In 2008, Roger Clements (one of the most successful power pitchers in history) was contacted by members of Congress and ordered to appear before a congressional committee on drug use in sports.
Mr. Clements foolishly complied. As a result, he was subsequently indicted on perjury, a completely unrelated charge. If he (or his attorney) had had a working knowledge of the Constitution, he would have advised Congress that he planned to ignore such a demand to appear until Congress can prove they have the lawful authority to address the subject of “drugs” or “sports”. They can’t because that authority does not exist.
The Constitution grants to Congress only limited powers to make criminal laws. Does Congress have the lawful authority to even address the subject of “sports” or “drugs” for the nation as a whole, or to make criminal laws on those subjects?

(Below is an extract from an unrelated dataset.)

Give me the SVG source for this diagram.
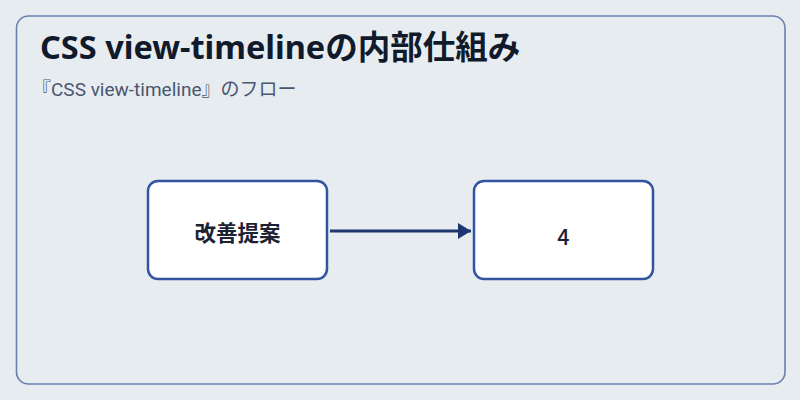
<svg xmlns="http://www.w3.org/2000/svg" width="800" height="400" viewBox="0 0 800 400">
<style>
.node rect{fill:#ffffff;stroke:#3355a0;stroke-width:2.5}
.lbl{font-family:"Noto Sans CJK JP","Noto Sans",sans-serif;font-size:21.5px;font-weight:bold;fill:#1a2233;text-anchor:middle;dominant-baseline:central}
.title{font-family:"Noto Sans","Noto Sans CJK JP",sans-serif;font-size:32.5px;font-weight:bold;fill:#111a2b}
.sub{font-family:Roboto,"Noto Sans CJK JP",sans-serif;font-size:19px;fill:#4a5670}
</style>
<defs>
<marker id="arr" markerWidth="14" markerHeight="16" refX="13" refY="8" orient="auto" markerUnits="userSpaceOnUse">
<path d="M0,0 L13,8 L0,16 z" fill="#1e3670"/>
</marker>
</defs>
<rect width="800" height="400" fill="#e7ecf1"/>
<rect x="16.5" y="16" width="768.5" height="368" rx="12" fill="#e7ecf1" stroke="#6a80ac" stroke-width="1.6"/>
<text class="title" x="40" y="59">CSS view-timelineの内部仕組み</text>
<text class="sub" x="32" y="96">『CSS view-timeline』のフロー</text>
<g id="connectors">
<line x1="330" y1="231" x2="471" y2="231" stroke="#1e3670" stroke-width="3" marker-end="url(#arr)"/>
</g>
<g id="node1" class="node">
<rect x="148" y="181" width="179" height="98" rx="10"/>
<text class="lbl" x="237.5" y="231">改善提案</text>
</g>
<g id="node2" class="node">
<rect x="474" y="181" width="179" height="98" rx="10"/>
<text class="lbl" x="563.5" y="235" style="font-weight:500">4</text>
</g>
</svg>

NO!!
Thus, laws which claim to be of general application throughout the several States criminalizing acts respecting firearms, ammunition, hate crimes, environmental crimes, economic crimes, banking crimes, computer crimes, murder, kidnapping, narcotics, arson, extortion, etc. etc., etc., etc., etc., are all unconstitutional usurpations.
In Federalist No. 33, Hamilton cited Art. VI, cl.2, as showing that laws which are not pursuant to the Constitution are merely acts of usurpation and deserve to be treated as such (7th Para).
Note: Much of the federal criminal code of today consists of “laws” which are mere usurpations and deserve to be treated as such. They are not “laws”, because they are outside the legislative powers granted to Congress by the Constitution.